Sherlock studied him a few moments longer, then relaxed. The tension that had been hovering in the room since Greg began the extraction process dissipated as Sherlock took a bite of toast and resumed ignoring Greg in favour of whatever he had under the microscope.
Greg didn’t really care, angry thoughts chasing themselves around his head, the most prevalent of which was ‘why fucking me?’
John was only on a half day and leant Greg enough money for a taxi back to his wallet without comment. Standing on the doorstep and having to ring his own doorbell was a humiliation Greg wasn’t looking forward to, but fiddling in his pockets as the cab trundled down the street revealed a loose key that had not been there before, yet mysteriously fit his front door.
Greg made a mental note to slip it to John next time he saw him. It would be less embarrassing than having to return it directly to Sherlock.
“You’re back.” Mycroft appeared to have a habit of catching Greg partway up the stairs. Like last time his eyes swept appraisingly over Greg and there was a hint of softening in his shoulders when he was done. “The sofa again, I see.”
“Hardly going to share the bed.” Greg retorted. “Threesome with your brother and his Bonded a little beyond my kinky side.”
“Quite.” Mycroft’s chin jutted out at the suggestion, clearly not appreciating the humour in Greg’s statement. That was fine as Greg hadn’t tried to be funny.

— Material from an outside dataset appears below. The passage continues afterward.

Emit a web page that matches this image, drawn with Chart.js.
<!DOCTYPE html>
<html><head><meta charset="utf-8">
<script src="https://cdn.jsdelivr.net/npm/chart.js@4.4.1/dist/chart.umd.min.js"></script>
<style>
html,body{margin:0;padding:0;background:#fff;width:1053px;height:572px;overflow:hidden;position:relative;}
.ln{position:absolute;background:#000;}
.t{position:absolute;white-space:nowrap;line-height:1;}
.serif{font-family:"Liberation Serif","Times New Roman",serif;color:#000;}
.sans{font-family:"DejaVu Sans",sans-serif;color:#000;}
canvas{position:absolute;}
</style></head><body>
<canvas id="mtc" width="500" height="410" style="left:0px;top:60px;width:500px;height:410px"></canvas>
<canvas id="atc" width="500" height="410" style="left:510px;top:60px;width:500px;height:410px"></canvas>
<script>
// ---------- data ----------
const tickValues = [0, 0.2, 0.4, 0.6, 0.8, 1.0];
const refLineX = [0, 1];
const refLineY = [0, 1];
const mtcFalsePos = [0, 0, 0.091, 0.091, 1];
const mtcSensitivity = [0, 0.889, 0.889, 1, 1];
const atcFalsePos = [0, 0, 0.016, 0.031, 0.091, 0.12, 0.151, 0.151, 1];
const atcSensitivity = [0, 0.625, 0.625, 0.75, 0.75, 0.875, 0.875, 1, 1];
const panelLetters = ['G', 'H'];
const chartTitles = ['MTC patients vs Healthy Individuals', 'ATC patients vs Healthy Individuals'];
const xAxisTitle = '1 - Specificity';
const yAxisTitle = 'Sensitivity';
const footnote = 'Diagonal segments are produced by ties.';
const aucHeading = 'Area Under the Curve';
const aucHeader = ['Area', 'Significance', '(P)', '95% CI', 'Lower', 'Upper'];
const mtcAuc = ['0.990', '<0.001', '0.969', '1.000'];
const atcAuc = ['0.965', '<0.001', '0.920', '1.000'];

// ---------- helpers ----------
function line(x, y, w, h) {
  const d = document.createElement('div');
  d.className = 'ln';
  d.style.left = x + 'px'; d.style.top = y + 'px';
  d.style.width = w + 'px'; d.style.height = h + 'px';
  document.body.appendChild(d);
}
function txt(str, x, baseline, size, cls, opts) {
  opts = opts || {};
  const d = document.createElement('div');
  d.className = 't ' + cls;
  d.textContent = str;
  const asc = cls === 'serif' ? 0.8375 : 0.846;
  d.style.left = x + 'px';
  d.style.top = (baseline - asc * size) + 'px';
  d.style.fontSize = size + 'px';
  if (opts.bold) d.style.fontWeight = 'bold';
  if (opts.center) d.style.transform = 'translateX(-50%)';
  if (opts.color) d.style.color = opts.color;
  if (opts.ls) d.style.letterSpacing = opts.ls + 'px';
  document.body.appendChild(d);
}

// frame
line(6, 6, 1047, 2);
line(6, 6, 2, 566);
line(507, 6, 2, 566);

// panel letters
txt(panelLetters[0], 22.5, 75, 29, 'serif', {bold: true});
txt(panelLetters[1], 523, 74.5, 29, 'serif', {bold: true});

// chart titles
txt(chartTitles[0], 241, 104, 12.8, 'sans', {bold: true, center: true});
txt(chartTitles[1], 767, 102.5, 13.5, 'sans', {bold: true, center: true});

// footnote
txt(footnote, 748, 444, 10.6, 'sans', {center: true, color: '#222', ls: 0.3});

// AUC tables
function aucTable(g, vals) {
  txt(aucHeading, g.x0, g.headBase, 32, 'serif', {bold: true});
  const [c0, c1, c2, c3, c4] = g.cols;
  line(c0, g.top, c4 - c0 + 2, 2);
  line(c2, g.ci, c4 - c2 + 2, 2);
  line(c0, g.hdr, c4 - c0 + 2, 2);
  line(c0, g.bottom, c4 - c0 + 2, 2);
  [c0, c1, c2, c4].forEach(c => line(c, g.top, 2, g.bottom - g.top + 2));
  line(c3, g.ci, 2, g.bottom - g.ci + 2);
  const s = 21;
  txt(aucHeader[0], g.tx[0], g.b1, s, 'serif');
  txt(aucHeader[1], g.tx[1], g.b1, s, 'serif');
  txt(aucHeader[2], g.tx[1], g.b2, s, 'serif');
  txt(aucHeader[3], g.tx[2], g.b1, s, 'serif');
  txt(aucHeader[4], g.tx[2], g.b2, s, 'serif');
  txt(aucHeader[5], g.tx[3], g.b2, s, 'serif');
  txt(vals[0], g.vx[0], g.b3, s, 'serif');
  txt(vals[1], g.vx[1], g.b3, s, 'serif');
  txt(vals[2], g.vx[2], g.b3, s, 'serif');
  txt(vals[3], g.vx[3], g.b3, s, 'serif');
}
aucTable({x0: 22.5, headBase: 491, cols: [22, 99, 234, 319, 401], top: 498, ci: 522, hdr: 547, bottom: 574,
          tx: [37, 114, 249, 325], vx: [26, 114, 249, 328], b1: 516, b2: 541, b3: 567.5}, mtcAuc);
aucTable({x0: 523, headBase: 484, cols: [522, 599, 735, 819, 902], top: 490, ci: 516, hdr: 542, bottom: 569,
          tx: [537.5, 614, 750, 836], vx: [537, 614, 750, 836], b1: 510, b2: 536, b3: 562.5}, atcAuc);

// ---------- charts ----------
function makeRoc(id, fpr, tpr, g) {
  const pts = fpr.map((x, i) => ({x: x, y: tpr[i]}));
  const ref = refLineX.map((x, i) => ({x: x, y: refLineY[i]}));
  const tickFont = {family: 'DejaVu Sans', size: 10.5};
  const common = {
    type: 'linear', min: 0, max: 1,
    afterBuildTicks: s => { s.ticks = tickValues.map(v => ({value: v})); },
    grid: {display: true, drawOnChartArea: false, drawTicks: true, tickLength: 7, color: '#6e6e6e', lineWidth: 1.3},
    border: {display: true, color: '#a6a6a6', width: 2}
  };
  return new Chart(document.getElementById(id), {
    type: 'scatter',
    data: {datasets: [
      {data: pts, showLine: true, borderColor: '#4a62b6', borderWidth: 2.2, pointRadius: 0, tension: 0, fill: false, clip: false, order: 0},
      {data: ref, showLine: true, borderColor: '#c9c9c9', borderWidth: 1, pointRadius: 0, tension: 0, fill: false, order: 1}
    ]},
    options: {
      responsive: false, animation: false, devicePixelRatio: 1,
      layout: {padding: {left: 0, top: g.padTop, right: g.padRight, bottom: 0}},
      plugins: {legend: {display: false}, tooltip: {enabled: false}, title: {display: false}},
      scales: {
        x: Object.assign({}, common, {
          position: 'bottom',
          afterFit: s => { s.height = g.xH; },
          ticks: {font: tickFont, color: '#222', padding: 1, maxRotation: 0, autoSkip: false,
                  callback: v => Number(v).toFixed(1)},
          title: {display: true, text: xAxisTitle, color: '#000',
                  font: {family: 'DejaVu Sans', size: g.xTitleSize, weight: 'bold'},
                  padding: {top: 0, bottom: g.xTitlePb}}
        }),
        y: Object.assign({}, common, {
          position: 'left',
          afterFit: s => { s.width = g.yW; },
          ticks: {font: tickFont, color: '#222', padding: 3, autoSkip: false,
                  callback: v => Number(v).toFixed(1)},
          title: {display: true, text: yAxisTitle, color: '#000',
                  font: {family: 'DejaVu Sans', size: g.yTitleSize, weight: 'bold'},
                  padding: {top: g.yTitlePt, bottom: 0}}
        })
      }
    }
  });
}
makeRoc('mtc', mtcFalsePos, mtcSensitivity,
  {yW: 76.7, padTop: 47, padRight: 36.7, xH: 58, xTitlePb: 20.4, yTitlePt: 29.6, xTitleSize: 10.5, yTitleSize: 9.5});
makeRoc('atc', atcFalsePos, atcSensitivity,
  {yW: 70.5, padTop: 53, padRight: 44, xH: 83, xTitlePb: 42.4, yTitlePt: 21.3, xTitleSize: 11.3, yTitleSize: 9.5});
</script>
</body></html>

Assessment done, Mycroft turned to go back to his study.
“Had an interesting little chat with Sherlock earlier. He was obviously feeling informative for once.”
Greg watched Mycroft’s step hitch slightly as he froze, before his training countered the movement and turned it into a dramatic, sweeping about face.

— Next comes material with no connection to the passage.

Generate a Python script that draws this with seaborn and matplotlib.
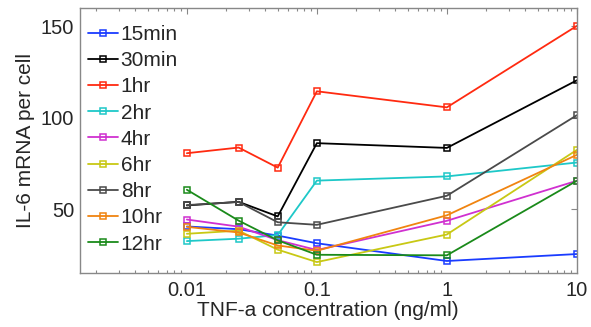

“Indeed?” Mycroft asked, eyebrow delicately arched. “Was he waxing poetically about the flight paths of bees again?”
“No, more like ‘machinations and pre-dinner cocktails’, but he did clarify a few things.” Greg glared over the railings. “Things that you should have said, Mycroft, and I don’t care what Mummy commands, we are not naming our son Abernathy Emrys, I am still pissed off at you, and don’t think we won’t be having a very long talk about this later.”
He stomped up the rest of the stairs before Mycroft had a chance to respond. He reached the landing then stomped back down just enough steps he could see Mycroft over the railing as a nasty thought occurred to him.
“What was your Sire’s name?” He demanded harshly.
“Our-”
“His name, Mycroft.” Greg interrupted fiercely. “What was it?”
Mycroft paused, hand on the banister as he watched Greg.
“Siger.” He said finally, voice soft.
“Good.” Greg nodded, relieved. “That’s good.”
The anger drained out of him, disproportionally appeased by the fact that no matter what happened, his son wouldn’t have His name.
“A distant relative, some generations back.” Mycroft’s gaze was gentle, and when their eyes met Greg felt like they might actually be in agreement over one thing.
“We’re still going to have that talk.” He warned, and continued to his room without looking back.
----------------------------------------------------------------------------------------------------------------------------------
Not Mycroft's POV, but at little bit of insight in to why he acts the way he does.